Task instructions =>
Return the whole listing, line for line, without the pictures in it.
+===+
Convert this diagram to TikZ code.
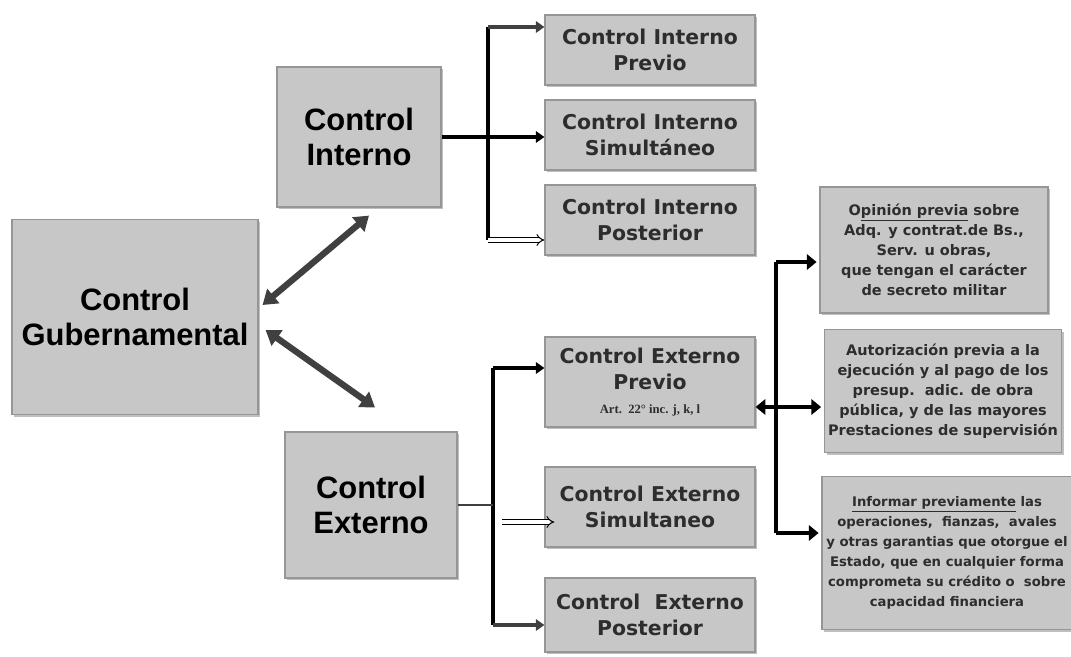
\documentclass[tikz,border=0pt]{standalone}
\usepackage{fontspec}
\setmainfont{Liberation Sans}
\newfontfamily\verd{DejaVu Sans}
\newfontfamily\tnr{Liberation Serif}
\usetikzlibrary{arrows.meta, shadows}
\definecolor{cajagris}{RGB}{199,199,199}
\definecolor{bordegris}{RGB}{150,150,150}
\definecolor{flechagris}{RGB}{64,64,64}
\definecolor{textogris}{RGB}{45,45,45}

\begin{document}
\begin{tikzpicture}[x=0.025cm, y=-0.025cm,
    caja/.style={draw=bordegris, fill=cajagris, line width=0.8pt, align=center, inner sep=2pt,
      drop shadow={shadow xshift=1.5pt, shadow yshift=-1.5pt, opacity=0.5}},
    grande/.style={caja, font=\fontsize{22}{25}\selectfont\bfseries},
    media/.style={caja, minimum width=5.25cm, text=textogris,
      font=\verd\fontsize{14.5}{19}\selectfont\bfseries},
    chica/.style={caja, text=textogris, font=\verd\fontsize{10.3}{14.2}\selectfont\bfseries},
    bus/.style={line width=2.8pt},
    flecha/.style={line width=2.2pt, -{Triangle[length=6pt,width=8pt]}},
    hueca/.style={double, double distance=2.2pt, line width=0.7pt, -{Implies}},
    gflecha/.style={line width=2.8pt, >={Triangle[length=7pt,width=11pt]}},
    diag/.style={flechagris, line width=4.5pt,
      {Triangle[length=10pt,width=13pt]}-{Triangle[length=10pt,width=13pt]}}]
    \useasboundingbox (0,0) rectangle (1071,657);
    % Cajas principales
    \node[grande, minimum width=6.15cm, minimum height=4.875cm] (gub) at (135,317) {Control\\Gubernamental};
    \node[grande, minimum width=4.1cm, minimum height=3.5cm] (ci) at (359,137) {Control\\Interno};
    \node[grande, minimum width=4.3cm, minimum height=3.65cm] (ce) at (371,505) {Control\\Externo};
    % Control interno
    \node[media, minimum height=1.75cm] (ciprev) at (650,50) {Control Interno\\Previo};
    \node[media, minimum height=1.75cm] (cisim) at (650,135) {Control Interno\\Simultáneo};
    \node[media, minimum height=1.75cm] (cipost) at (650,220) {Control Interno\\Posterior};
    % Control externo
    \node[media, minimum height=2.25cm] (ceprev) at (650,382)
        {Control Externo\\Previo\\[-2pt]{\tnr\fontsize{9}{11}\selectfont Art.\ \ 22° inc. j, k, l}};
    \node[media, minimum height=2cm] (cesim) at (650,507) {Control Externo\\Simultaneo};
    \node[media, minimum height=1.85cm] (cepost) at (650,615) {Control\ \ Externo\\Posterior};
    % Previo externo
    \node[chica, minimum width=5.7cm, minimum height=3.15cm] (opin) at (934,250)
        {O\underline{pinión previa} sobre\\Adq. y contrat.de Bs.,\\Serv. u obras,\\que tengan el carácter\\de secreto militar};
    \node[chica, minimum width=5.925cm, minimum height=3.075cm] (autor) at (943,391)
        {Autorización previa a la\\ejecución y al pago de los\\presup.\ \ adic. de obra\\pública, y de las mayores\\Prestaciones de supervisión};
    \node[chica, minimum width=6.25cm, minimum height=3.825cm, inner sep=0pt,
          font=\verd\fontsize{9.4}{14.2}\selectfont\bfseries] (inf) at (947,553)
        {\underline{Informar previamente} las\\operaciones,\ \ fianzas,\ \ avales\\y otras garantias que otorgue el\\Estado, que en cualquier forma\\comprometa su crédito o\ \ sobre\\capacidad financiera};
    % Flechas diagonales
    \draw[diag] ([shift={(4,-12)}]gub.east) -- ([shift={(10,8)}]ci.south);
    \draw[diag] ([shift={(7,13)}]gub.east) -- ([shift={(4,-24)}]ce.north);
    % Interno
    \coordinate (itop) at (488,27);
    \coordinate (ibot) at (488,240);
    \draw[bus] (itop) -- (ibot);
    \draw[flecha, flechagris] (itop) -- (itop -| ciprev.west);
    \draw[flecha] (ci.east) -- (ci.east -| cisim.west);
    \draw[hueca] (ibot) -- (ibot -| cipost.west);
    % Externo
    \coordinate (etop) at (493,368);
    \coordinate (ebot) at (493,625);
    \coordinate (esim) at (502,522);
    \draw[bus, line width=3.5pt] (etop) -- (ebot);
    \draw[flecha] (etop) -- (etop -| ceprev.west);
    \draw[line width=1.5pt, flechagris] (ce.east) -- (ce.east -| etop);
    \draw[hueca] (esim) -- ([xshift=0.25cm]esim -| cesim.west);
    \draw[flecha, flechagris] (ebot) -- (ebot -| cepost.west);
    % Derecha
    \coordinate (rtop) at (776,262);
    \coordinate (rmid) at (776,407);
    \coordinate (rbot) at (776,533);
    \draw[bus] (rtop) -- (rbot);
    \draw[gflecha, ->] (rtop) -- ([xshift=-2pt]rtop -| opin.west);
    \draw[gflecha, <->] (rmid -| ceprev.east) -- ([xshift=-2pt]rmid -| autor.west);
    \draw[gflecha, ->] (rbot) -- ([xshift=-2pt]rbot -| inf.west);
\end{tikzpicture}
\end{document}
+===+
Task response =>
Convert this diagram to TikZ code.
\documentclass[tikz,border=0pt]{standalone}
\usepackage{fontspec}
\setmainfont{Liberation Sans}
\newfontfamily\verd{DejaVu Sans}
\newfontfamily\tnr{Liberation Serif}
\usetikzlibrary{arrows.meta, shadows}
\definecolor{cajagris}{RGB}{199,199,199}
\definecolor{bordegris}{RGB}{150,150,150}
\definecolor{flechagris}{RGB}{64,64,64}
\definecolor{textogris}{RGB}{45,45,45}

\begin{document}
\begin{tikzpicture}[x=0.025cm, y=-0.025cm,
    caja/.style={draw=bordegris, fill=cajagris, line width=0.8pt, align=center, inner sep=2pt,
      drop shadow={shadow xshift=1.5pt, shadow yshift=-1.5pt, opacity=0.5}},
    grande/.style={caja, font=\fontsize{22}{25}\selectfont\bfseries},
    media/.style={caja, minimum width=5.25cm, text=textogris,
      font=\verd\fontsize{14.5}{19}\selectfont\bfseries},
    chica/.style={caja, text=textogris, font=\verd\fontsize{10.3}{14.2}\selectfont\bfseries},
    bus/.style={line width=2.8pt},
    flecha/.style={line width=2.2pt, -{Triangle[length=6pt,width=8pt]}},
    hueca/.style={double, double distance=2.2pt, line width=0.7pt, -{Implies}},
    gflecha/.style={line width=2.8pt, >={Triangle[length=7pt,width=11pt]}},
    diag/.style={flechagris, line width=4.5pt,
      {Triangle[length=10pt,width=13pt]}-{Triangle[length=10pt,width=13pt]}}]
    \useasboundingbox (0,0) rectangle (1071,657);
    % Cajas principales
    \node[grande, minimum width=6.15cm, minimum height=4.875cm] (gub) at (135,317) {Control\\Gubernamental};
    \node[grande, minimum width=4.1cm, minimum height=3.5cm] (ci) at (359,137) {Control\\Interno};
    \node[grande, minimum width=4.3cm, minimum height=3.65cm] (ce) at (371,505) {Control\\Externo};
    % Control interno
    \node[media, minimum height=1.75cm] (ciprev) at (650,50) {Control Interno\\Previo};
    \node[media, minimum height=1.75cm] (cisim) at (650,135) {Control Interno\\Simultáneo};
    \node[media, minimum height=1.75cm] (cipost) at (650,220) {Control Interno\\Posterior};
    % Control externo
    \node[media, minimum height=2.25cm] (ceprev) at (650,382)
        {Control Externo\\Previo\\[-2pt]{\tnr\fontsize{9}{11}\selectfont Art.\ \ 22° inc. j, k, l}};
    \node[media, minimum height=2cm] (cesim) at (650,507) {Control Externo\\Simultaneo};
    \node[media, minimum height=1.85cm] (cepost) at (650,615) {Control\ \ Externo\\Posterior};
    % Previo externo
    \node[chica, minimum width=5.7cm, minimum height=3.15cm] (opin) at (934,250)
        {O\underline{pinión previa} sobre\\Adq. y contrat.de Bs.,\\Serv. u obras,\\que tengan el carácter\\de secreto militar};
    \node[chica, minimum width=5.925cm, minimum height=3.075cm] (autor) at (943,391)
        {Autorización previa a la\\ejecución y al pago de los\\presup.\ \ adic. de obra\\pública, y de las mayores\\Prestaciones de supervisión};
    \node[chica, minimum width=6.25cm, minimum height=3.825cm, inner sep=0pt,
          font=\verd\fontsize{9.4}{14.2}\selectfont\bfseries] (inf) at (947,553)
        {\underline{Informar previamente} las\\operaciones,\ \ fianzas,\ \ avales\\y otras garantias que otorgue el\\Estado, que en cualquier forma\\comprometa su crédito o\ \ sobre\\capacidad financiera};
    % Flechas diagonales
    \draw[diag] ([shift={(4,-12)}]gub.east) -- ([shift={(10,8)}]ci.south);
    \draw[diag] ([shift={(7,13)}]gub.east) -- ([shift={(4,-24)}]ce.north);
    % Interno
    \coordinate (itop) at (488,27);
    \coordinate (ibot) at (488,240);
    \draw[bus] (itop) -- (ibot);
    \draw[flecha, flechagris] (itop) -- (itop -| ciprev.west);
    \draw[flecha] (ci.east) -- (ci.east -| cisim.west);
    \draw[hueca] (ibot) -- (ibot -| cipost.west);
    % Externo
    \coordinate (etop) at (493,368);
    \coordinate (ebot) at (493,625);
    \coordinate (esim) at (502,522);
    \draw[bus, line width=3.5pt] (etop) -- (ebot);
    \draw[flecha] (etop) -- (etop -| ceprev.west);
    \draw[line width=1.5pt, flechagris] (ce.east) -- (ce.east -| etop);
    \draw[hueca] (esim) -- ([xshift=0.25cm]esim -| cesim.west);
    \draw[flecha, flechagris] (ebot) -- (ebot -| cepost.west);
    % Derecha
    \coordinate (rtop) at (776,262);
    \coordinate (rmid) at (776,407);
    \coordinate (rbot) at (776,533);
    \draw[bus] (rtop) -- (rbot);
    \draw[gflecha, ->] (rtop) -- ([xshift=-2pt]rtop -| opin.west);
    \draw[gflecha, <->] (rmid -| ceprev.east) -- ([xshift=-2pt]rmid -| autor.west);
    \draw[gflecha, ->] (rbot) -- ([xshift=-2pt]rbot -| inf.west);
\end{tikzpicture}
\end{document}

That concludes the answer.